This repository contains several scripts developed to process Twitter data to investigate how soil organic content and health are related.
Two different data sources are used:
- Data collected directly from the Twitter API
- Data from the Twitter archives
For the archive data:
- Main: raw_data_processing.R:
- read raw twitter datasets from different sources (Json or csv format)
- clean and standardize to enable a merge
- simple analysis of what the data looks like
- to correct parsing errors found in the csv files derived from the API (cell overlap) use fixed_tweet.sh !!! This script needs to be edited from the command line and NOT from R, as it is dealing with hidden characters !!!

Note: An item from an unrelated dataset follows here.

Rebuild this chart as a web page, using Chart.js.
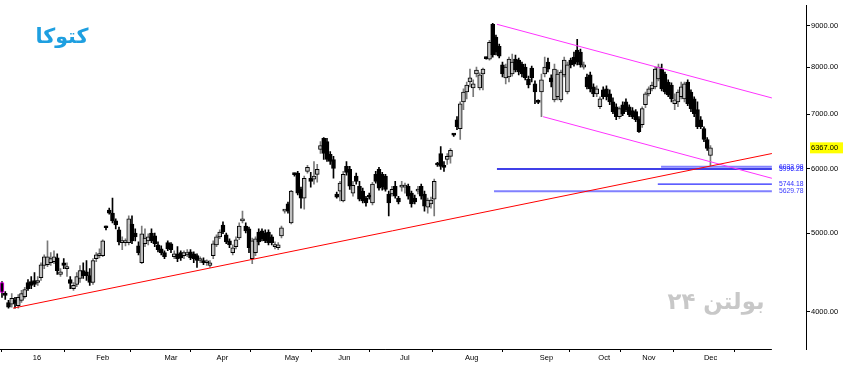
<!DOCTYPE html>
<html>
<head>
<meta charset="utf-8">
<script src="https://cdn.jsdelivr.net/npm/chart.js@4.4.1/dist/chart.umd.min.js"></script>
<style>
html, body { margin: 0; padding: 0; background: #fff; }
#wrap { width: 843px; height: 374px; }
</style>
</head>
<body>
<div id="wrap"><canvas id="chart" width="843" height="374"></canvas></div>
<script>
// daily candles, Dec 2015 - Dec 2016
const opens = [
  4345,4210,4105,4085,4130,4070,4130,4175,4345,4355,
  4370,4345,4405,4560,4570,4595,4610,4660,4445,4595,
  4520,4380,4270,4320,4395,4495,4480,4430,4345,4650,
  4690,4690,5085,5335,5290,5175,5045,4865,4865,4865,
  5130,5000,4820,4595,4850,4890,5000,4960,4835,4780,
  4730,4865,4850,4675,4715,4730,4690,4700,4740,4715,
  4690,4625,4625,4595,4560,4690,4835,4945,5115,4975,
  4890,4730,4810,4930,5175,5100,5060,4650,4730,5015,
  5030,5000,5015,4945,4810,4795,4960,5320,5430,5145,
  5905,5925,5660,5520,5955,5840,5825,5905,6340,6540,
  6480,6250,6160,5585,5630,5475,6040,5990,5600,5875,
  5710,5630,5520,5570,5445,5905,5990,5905,5875,5585,
  5585,5710,5520,5695,5695,5710,5600,5520,5630,5710,
  5585,5380,5430,5505,6075,6265,6060,6160,6215,6610,
  6895,6725,7255,7460,7675,7545,7850,7545,7850,8215,
  8190,9040,8715,8495,8055,7765,7785,7850,8190,8165,
  8075,8005,7740,7985,7635,7255,7460,7850,8120,7765,
  7295,7360,7295,7830,7460,8165,8235,8400,8355,8005,
  7785,7830,7570,7420,7155,7505,7525,7420,7255,7155,
  6955,7195,7255,7155,7075,7055,6915,6800,7195,7420,
  7525,7570,7740,7960,7850,7675,7610,7215,7255,7360,
  7315,7675,7460,7315,7095,6895,6725,6520,6230
];
const highs = [
  4355,4235,4130,4210,4165,4200,4250,4285,4380,4420,
  4470,4420,4595,4700,4890,4730,4755,4715,4520,4650,
  4595,4420,4345,4470,4560,4595,4625,4520,4650,4730,
  4780,4905,5100,5365,5520,5205,5085,4945,4920,5250,
  5250,5060,4875,5100,5060,4990,5060,5000,4875,4820,
  4755,4890,4865,4755,4810,4755,4755,4770,4770,4740,
  4715,4675,4660,4635,4625,4890,4975,5045,5160,5000,
  4920,4835,4945,5145,5320,5145,5085,4930,4945,5060,
  5060,5045,5045,4975,4875,4865,5100,5335,5460,5645,
  5925,5955,5695,5875,6060,5940,6125,6075,6480,6555,
  6540,6300,6215,5615,5790,5955,6125,6040,5790,5925,
  5790,5680,5550,5600,5775,5955,6025,5940,5905,5630,
  5710,5790,5550,5790,5760,5745,5630,5570,5710,5745,
  5630,5520,5535,5825,6110,6390,6125,6265,6355,6630,
  6955,7255,7525,7675,7960,7720,8005,7875,7985,8235,
  8640,9065,8765,8545,8120,8075,8235,8305,8285,8215,
  8120,8075,7805,8030,7700,7295,7850,8235,8215,7830,
  8075,7940,7940,8235,8120,8215,8355,8665,8425,8120,
  7850,7895,7635,7590,7360,7570,7590,7505,7335,7215,
  7155,7255,7315,7195,7135,7095,6955,7155,7460,7570,
  7675,8005,8075,8075,7895,7720,7655,7420,7505,7675,
  7675,7720,7505,7360,7255,6955,6760,6555,6410
];
const lows = [
  4165,4140,4040,4050,4040,4040,4105,4155,4250,4270,
  4295,4310,4370,4520,4545,4560,4585,4445,4420,4520,
  4420,4270,4250,4295,4345,4395,4370,4310,4320,4610,
  4660,4675,5045,5275,5145,5060,4835,4770,4820,4835,
  4850,4890,4700,4585,4810,4835,4865,4810,4740,4700,
  4650,4755,4730,4650,4610,4625,4650,4675,4635,4595,
  4535,4595,4570,4560,4535,4650,4810,4920,4990,4850,
  4795,4700,4780,4905,5145,5000,4730,4585,4690,4835,
  4890,4865,4835,4835,4780,4770,4930,5290,5290,5130,
  5875,5570,5365,5350,5925,5695,5745,5775,6265,6160,
  6125,6075,5840,5520,5475,5460,5890,5660,5550,5745,
  5475,5445,5395,5505,5415,5760,5645,5645,5630,5250,
  5550,5520,5430,5630,5600,5505,5380,5430,5585,5505,
  5320,5290,5365,5250,6040,5990,5955,6075,6095,6575,
  6705,6520,7095,7315,7570,7360,7785,7505,7505,8190,
  8165,8235,8285,8215,7785,7635,7675,7805,7895,7830,
  7785,7720,7545,7675,7215,7215,6955,7785,7895,7570,
  7255,7295,7255,7785,7420,7985,8030,8055,8005,7960,
  7525,7460,7360,7360,7115,7315,7295,7195,7015,6895,
  6915,6975,7055,6955,6915,6860,6650,6745,7135,7380,
  7485,7525,7700,7485,7420,7360,7255,7095,7155,7315,
  7255,7175,7055,6955,6725,6725,6480,6320,6040
];
const closes = [
  4225,4190,4050,4155,4095,4165,4210,4260,4270,4310,
  4320,4355,4570,4675,4675,4650,4675,4495,4480,4560,
  4545,4335,4310,4420,4495,4430,4430,4345,4625,4700,
  4715,4890,5075,5290,5175,5115,4875,4890,4890,5205,
  4890,4945,4730,4990,4930,4945,4890,4850,4770,4730,
  4675,4780,4770,4715,4650,4660,4730,4730,4660,4650,
  4625,4650,4595,4610,4595,4850,4945,5015,5015,4875,
  4835,4795,4905,5100,5205,5030,4795,4890,4920,4875,
  4920,4890,4865,4865,4835,4835,5075,5330,5320,5630,
  5900,5600,5520,5840,6025,5790,5875,5990,6410,6265,
  6160,6125,6005,5535,5760,5905,5940,5710,5725,5790,
  5505,5475,5445,5535,5745,5790,5680,5695,5660,5445,
  5660,5550,5460,5725,5710,5550,5430,5460,5660,5550,
  5395,5490,5490,5790,6065,6040,6025,6215,6320,6600,
  6760,7215,7460,7610,7765,7635,7940,7830,7960,8200,
  8590,8285,8355,8260,7850,8005,8190,8120,7940,7895,
  7850,7765,7610,7765,7460,7245,7720,8005,7960,7675,
  7960,7850,7895,8165,8055,8055,8075,8120,8055,8055,
  7570,7525,7420,7525,7315,7360,7360,7255,7055,6955,
  7115,7015,7095,6995,6955,6895,6665,7115,7420,7525,
  7610,7960,8005,7525,7460,7400,7315,7295,7460,7570,
  7635,7215,7115,7015,6760,6760,6520,6355,6367
];

// month starts, in candle index
const monthTicks = [9.5, 29, 50, 66, 87, 103.5, 122.5, 142.5, 165.5, 183.5, 197, 216];
const monthLabels = ['16', 'Feb', 'Mar', 'Apr', 'May', 'Jun', 'Jul', 'Aug', 'Sep', 'Oct', 'Nov', 'Dec'];
const priceTicks = [4000, 5000, 6000, 7000, 8000, 9000];
const lastPrice = 6367;

// drawn lines: candle index range and prices
const supportX = [3.4, 236.9], supportY = [4040, 6265];
const chanTopX = [152.3, 236.9], chanTopY = [9040, 7335];
const chanBotX = [166.5, 236.9], chanBotY = [6955, 5840];
const levelValues = [6033.08, 5996.28, 5744.18, 5629.78];
const levelStart = [202.8, 152.3, 201.8, 151.4];
const lineEnd = 236.9;

const idx = opens.map((_, i) => i);
const isUp = idx.map(i => closes[i] >= opens[i]);

const levelStyle = [
  { color: '#8080ff', width: 2, text: '#3c3cff' },
  { color: '#0000e0', width: 1.3, text: '#1010ff' },
  { color: '#2828ff', width: 1.2, text: '#2a2aff' },
  { color: '#8080ff', width: 2, text: '#3c3cff' }
];

function seg(xs, ys) {
  return xs.map((x, i) => ({ x: x, y: ys[i] }));
}

function lineDs(data, color, width) {
  return { type: 'line', data: data, borderColor: color, borderWidth: width,
    pointRadius: 0, fill: false, tension: 0, order: 0 };
}

function fitText(ctx, text, weight, color, cx, cy, targetW) {
  ctx.font = weight + ' 20px "DejaVu Sans"';
  const w = ctx.measureText(text).width;
  const size = 20 * targetW / w;
  ctx.font = weight + ' ' + size.toFixed(1) + 'px "DejaVu Sans"';
  ctx.fillStyle = color;
  ctx.textAlign = 'center';
  ctx.textBaseline = 'middle';
  ctx.fillText(text, cx, cy);
}

const decor = {
  id: 'decor',
  beforeDatasetsDraw(chart) {
    const ctx = chart.ctx;
    ctx.save();
    ctx.direction = 'rtl';
    fitText(ctx, 'کتوکا', 'bold', '#1e9fe0', 62, 38, 53);
    fitText(ctx, 'بولتن ۲۴', 'bold', '#c8c8c8', 716, 303, 97);
    ctx.restore();
  },
  afterDraw(chart) {
    const ctx = chart.ctx;
    const xs = chart.scales.x, ys = chart.scales.y;
    const area = chart.chartArea;
    ctx.save();
    // bottom axis line
    ctx.strokeStyle = '#000';
    ctx.lineWidth = 1;
    ctx.beginPath();
    ctx.moveTo(area.left, Math.round(area.bottom) + 0.5);
    ctx.lineTo(xs.getPixelForValue(lineEnd), Math.round(area.bottom) + 0.5);
    ctx.stroke();

    // level labels
    ctx.font = '6.8px "Liberation Sans"';
    ctx.textAlign = 'left';
    ctx.textBaseline = 'middle';
    levelValues.forEach((v, i) => {
      ctx.fillStyle = levelStyle[i].text;
      ctx.fillText(v.toFixed(2), xs.getPixelForValue(lineEnd) + 7, ys.getPixelForValue(v));
    });

    // last price tag
    const py = ys.getPixelForValue(lastPrice);
    ctx.fillStyle = '#ffff00';
    ctx.fillRect(area.right + 4, py - 5.5, 33, 11);
    ctx.fillStyle = '#000';
    ctx.font = '7.5px "Liberation Sans"';
    ctx.fillText(lastPrice.toFixed(2), area.right + 5, py + 0.5);
    ctx.restore();
  }
};

const datasets = [
  lineDs(seg(supportX, supportY), '#ff0000', 1),
  lineDs(seg(chanTopX, chanTopY), '#ff33ff', 1),
  lineDs(seg(chanBotX, chanBotY), '#ff33ff', 1)
];
levelValues.forEach((v, i) => {
  datasets.push(lineDs([{ x: levelStart[i], y: v }, { x: lineEnd, y: v }], levelStyle[i].color, levelStyle[i].width));
});
datasets.push({
  type: 'bar',
  data: idx.map(i => ({ x: i, y: [opens[i], closes[i]] })),
  backgroundColor: idx.map(i => isUp[i] ? '#c0c0c0' : '#000000'),
  borderColor: idx.map(i => i === 0 ? '#ff00ff' : '#000000'),
  borderWidth: 1,
  borderSkipped: false,
  barThickness: 4,
  minBarLength: 2,
  grouped: false,
  order: 1
});
datasets.push({
  type: 'bar',
  data: idx.map(i => ({ x: i, y: [lows[i], highs[i]] })),
  backgroundColor: idx.map(i => isUp[i] ? '#7a7a7a' : '#000000'),
  barThickness: 1,
  grouped: false,
  order: 2
});

new Chart(document.getElementById('chart').getContext('2d'), {
  type: 'bar',
  data: { datasets: datasets },
  plugins: [decor],
  options: {
    responsive: false,
    maintainAspectRatio: false,
    animation: false,
    devicePixelRatio: 1,
    events: [],
    layout: { padding: { top: 3, left: 0, right: 0, bottom: 0 } },
    plugins: { legend: { display: false }, tooltip: { enabled: false } },
    scales: {
      x: {
        type: 'linear',
        min: -0.615,
        max: 247.4,
        offset: false,
        border: { display: false },
        grid: { display: true, drawOnChartArea: false, drawTicks: true, tickLength: 3, color: '#000' },
        afterBuildTicks: s => { s.ticks = monthTicks.map(v => ({ value: v })); },
        afterFit: s => { s.height = 25; },
        ticks: {
          callback: (v, i) => monthLabels[i],
          align: 'start',
          autoSkip: false,
          maxRotation: 0,
          padding: 1,
          color: '#000',
          font: { family: 'Liberation Sans', size: 7.5 }
        }
      },
      y: {
        type: 'logarithmic',
        position: 'right',
        min: 3598,
        max: 9535,
        border: { display: true, color: '#000', width: 1 },
        grid: { display: true, drawOnChartArea: false, drawTicks: true, tickLength: 4, color: '#000' },
        afterBuildTicks: s => { s.ticks = priceTicks.map(v => ({ value: v })); },
        afterFit: s => { s.width = 37; },
        ticks: {
          callback: v => Number(v).toFixed(2),
          padding: 1,
          color: '#000',
          font: { family: 'Liberation Sans', size: 7.5 }
        }
      }
    }
  }
});
</script>
</body>
</html>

For the collected data via Twitter API:
- Main: automate.R
- runs every week collecting the last 6-9 days of twitter data based on query words from tag_list.csv
- cleans and standarize to enable merge
-
Inititial data exploration:
- Data_viz_script.R: Data visualization and exploration
- Sentiment_test.R: Used to explore text mining options with Archived/json data. Reproducible for the larger merged dataset.
-
More specific exploration and visualizations can be found in the following folders (see their respective README's for more detailed information about specific analyses):
- various way of visualizing the content of tweets by different categoriestweet_content
- attempts to identify what type of content appeals to different user groups influencers
- each of these ^ rely on the functions within text_analysis_functions.R
translation folder contains scripts for translating hindi using google translate via webinterface
pre_processing folder contains scripts for specific tasks (usually run once).